DO THIS:
Transcribe word for word only the span whose first line is the one with "Rebuild this chart" and whose last line is the one with "from matplotlib.patches import"; both of those lines belong to it.
════════════════
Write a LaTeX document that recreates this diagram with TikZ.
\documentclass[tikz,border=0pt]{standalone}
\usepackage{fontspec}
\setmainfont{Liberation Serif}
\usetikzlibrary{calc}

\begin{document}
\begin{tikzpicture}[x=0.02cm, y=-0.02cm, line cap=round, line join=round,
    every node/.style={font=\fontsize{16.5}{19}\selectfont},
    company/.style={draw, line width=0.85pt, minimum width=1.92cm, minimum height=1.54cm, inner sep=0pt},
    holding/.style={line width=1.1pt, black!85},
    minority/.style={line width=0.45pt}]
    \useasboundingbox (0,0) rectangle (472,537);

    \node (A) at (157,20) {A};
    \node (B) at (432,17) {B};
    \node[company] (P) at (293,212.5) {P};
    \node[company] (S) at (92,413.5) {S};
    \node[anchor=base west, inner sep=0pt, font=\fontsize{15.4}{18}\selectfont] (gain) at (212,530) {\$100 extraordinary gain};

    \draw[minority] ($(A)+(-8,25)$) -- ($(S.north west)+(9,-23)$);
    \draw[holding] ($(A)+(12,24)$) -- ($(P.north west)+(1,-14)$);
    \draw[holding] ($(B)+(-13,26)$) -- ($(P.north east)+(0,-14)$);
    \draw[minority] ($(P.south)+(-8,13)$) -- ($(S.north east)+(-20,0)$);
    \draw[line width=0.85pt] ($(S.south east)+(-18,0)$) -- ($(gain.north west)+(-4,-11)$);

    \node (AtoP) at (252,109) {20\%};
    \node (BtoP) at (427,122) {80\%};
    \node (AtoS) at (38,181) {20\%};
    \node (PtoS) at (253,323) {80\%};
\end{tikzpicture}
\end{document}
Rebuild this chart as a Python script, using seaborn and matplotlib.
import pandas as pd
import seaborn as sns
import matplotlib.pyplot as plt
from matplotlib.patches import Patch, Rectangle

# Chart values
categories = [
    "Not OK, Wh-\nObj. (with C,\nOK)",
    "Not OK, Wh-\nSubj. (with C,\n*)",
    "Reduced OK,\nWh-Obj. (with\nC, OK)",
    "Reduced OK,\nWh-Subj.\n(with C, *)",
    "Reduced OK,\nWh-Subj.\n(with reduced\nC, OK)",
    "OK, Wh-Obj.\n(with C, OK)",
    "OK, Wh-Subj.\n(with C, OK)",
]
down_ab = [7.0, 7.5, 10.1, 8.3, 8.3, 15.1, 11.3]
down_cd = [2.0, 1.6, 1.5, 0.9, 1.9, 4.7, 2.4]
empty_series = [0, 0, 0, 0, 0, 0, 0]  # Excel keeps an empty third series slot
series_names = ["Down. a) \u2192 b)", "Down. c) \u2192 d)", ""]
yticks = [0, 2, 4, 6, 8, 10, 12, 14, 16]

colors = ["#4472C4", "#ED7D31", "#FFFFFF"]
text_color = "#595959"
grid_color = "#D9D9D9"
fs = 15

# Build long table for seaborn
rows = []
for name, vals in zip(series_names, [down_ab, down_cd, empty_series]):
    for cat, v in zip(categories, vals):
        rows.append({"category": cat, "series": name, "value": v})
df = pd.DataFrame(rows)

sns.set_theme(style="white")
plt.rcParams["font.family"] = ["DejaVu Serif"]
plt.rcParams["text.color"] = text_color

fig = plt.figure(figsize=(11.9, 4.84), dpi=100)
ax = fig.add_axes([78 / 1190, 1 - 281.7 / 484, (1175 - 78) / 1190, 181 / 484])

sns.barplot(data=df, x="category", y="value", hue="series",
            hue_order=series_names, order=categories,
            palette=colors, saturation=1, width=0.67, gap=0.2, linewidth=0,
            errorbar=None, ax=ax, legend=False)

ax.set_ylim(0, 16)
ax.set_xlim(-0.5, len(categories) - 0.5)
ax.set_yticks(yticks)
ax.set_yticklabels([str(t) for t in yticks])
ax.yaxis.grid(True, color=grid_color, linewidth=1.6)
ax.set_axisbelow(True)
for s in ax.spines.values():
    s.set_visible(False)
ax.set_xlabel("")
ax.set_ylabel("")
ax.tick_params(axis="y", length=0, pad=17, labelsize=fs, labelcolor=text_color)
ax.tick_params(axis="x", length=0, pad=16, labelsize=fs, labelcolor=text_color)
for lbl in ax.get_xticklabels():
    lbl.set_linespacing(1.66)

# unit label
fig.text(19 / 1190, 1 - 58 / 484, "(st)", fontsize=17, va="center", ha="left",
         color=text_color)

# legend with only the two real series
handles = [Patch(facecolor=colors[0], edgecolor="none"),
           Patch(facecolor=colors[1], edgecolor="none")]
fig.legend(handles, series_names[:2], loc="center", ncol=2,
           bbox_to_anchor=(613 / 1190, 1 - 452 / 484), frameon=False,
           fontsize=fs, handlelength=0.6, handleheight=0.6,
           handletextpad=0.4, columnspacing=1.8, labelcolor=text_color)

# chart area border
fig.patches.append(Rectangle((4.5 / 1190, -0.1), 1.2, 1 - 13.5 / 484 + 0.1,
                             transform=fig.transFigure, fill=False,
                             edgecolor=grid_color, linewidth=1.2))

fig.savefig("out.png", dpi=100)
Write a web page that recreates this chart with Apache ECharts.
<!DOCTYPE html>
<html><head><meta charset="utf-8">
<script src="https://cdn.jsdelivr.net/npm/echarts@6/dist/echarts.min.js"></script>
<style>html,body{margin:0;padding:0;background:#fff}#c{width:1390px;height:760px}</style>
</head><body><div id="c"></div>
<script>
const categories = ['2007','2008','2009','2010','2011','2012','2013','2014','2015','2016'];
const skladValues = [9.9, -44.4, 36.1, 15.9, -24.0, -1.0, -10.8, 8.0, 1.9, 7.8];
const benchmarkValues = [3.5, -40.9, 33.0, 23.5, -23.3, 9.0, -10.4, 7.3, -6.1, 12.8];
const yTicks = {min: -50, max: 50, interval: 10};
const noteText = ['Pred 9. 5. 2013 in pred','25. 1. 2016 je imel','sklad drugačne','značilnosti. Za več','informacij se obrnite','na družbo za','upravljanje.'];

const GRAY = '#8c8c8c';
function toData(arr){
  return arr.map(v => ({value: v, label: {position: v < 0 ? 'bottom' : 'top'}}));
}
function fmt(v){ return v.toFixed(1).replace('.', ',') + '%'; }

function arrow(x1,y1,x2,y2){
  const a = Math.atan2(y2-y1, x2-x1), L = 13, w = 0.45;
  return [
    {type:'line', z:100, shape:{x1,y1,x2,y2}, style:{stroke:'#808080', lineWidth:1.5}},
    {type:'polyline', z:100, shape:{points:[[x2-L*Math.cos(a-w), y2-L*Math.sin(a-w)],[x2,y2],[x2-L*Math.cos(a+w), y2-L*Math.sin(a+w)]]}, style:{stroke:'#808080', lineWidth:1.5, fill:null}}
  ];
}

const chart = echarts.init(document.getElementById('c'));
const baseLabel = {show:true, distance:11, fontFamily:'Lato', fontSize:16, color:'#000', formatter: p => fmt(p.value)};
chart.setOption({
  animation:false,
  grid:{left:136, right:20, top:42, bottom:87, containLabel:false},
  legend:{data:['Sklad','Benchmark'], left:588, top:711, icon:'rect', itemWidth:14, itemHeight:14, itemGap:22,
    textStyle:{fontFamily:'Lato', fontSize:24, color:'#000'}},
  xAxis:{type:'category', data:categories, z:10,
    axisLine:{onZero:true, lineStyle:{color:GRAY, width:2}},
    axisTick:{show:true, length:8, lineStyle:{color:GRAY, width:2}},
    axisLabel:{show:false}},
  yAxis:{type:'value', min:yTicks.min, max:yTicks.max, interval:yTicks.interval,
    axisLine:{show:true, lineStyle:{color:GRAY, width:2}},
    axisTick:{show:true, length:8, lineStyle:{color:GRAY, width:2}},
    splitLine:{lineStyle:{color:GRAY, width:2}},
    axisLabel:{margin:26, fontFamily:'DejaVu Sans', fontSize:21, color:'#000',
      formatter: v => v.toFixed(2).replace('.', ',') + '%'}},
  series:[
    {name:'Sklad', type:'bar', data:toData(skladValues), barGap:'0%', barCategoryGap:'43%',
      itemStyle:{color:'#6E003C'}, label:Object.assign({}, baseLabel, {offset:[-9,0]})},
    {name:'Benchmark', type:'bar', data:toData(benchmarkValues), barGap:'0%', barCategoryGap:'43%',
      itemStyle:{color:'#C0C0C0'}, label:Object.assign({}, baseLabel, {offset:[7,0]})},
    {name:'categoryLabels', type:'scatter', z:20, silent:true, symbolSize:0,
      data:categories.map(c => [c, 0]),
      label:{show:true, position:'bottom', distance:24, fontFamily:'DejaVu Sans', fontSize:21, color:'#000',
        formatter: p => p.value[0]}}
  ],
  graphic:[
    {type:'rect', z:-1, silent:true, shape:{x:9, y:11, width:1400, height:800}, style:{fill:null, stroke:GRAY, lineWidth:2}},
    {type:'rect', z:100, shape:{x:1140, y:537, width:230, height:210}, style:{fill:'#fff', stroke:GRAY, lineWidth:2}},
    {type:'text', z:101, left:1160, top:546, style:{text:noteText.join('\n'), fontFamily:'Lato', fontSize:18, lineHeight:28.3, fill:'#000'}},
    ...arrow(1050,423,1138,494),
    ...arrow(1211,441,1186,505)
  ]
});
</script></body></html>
════════════════
CORRECT ANSWER:
Rebuild this chart as a Python script, using seaborn and matplotlib.
import pandas as pd
import seaborn as sns
import matplotlib.pyplot as plt
from matplotlib.patches import Patch, Rectangle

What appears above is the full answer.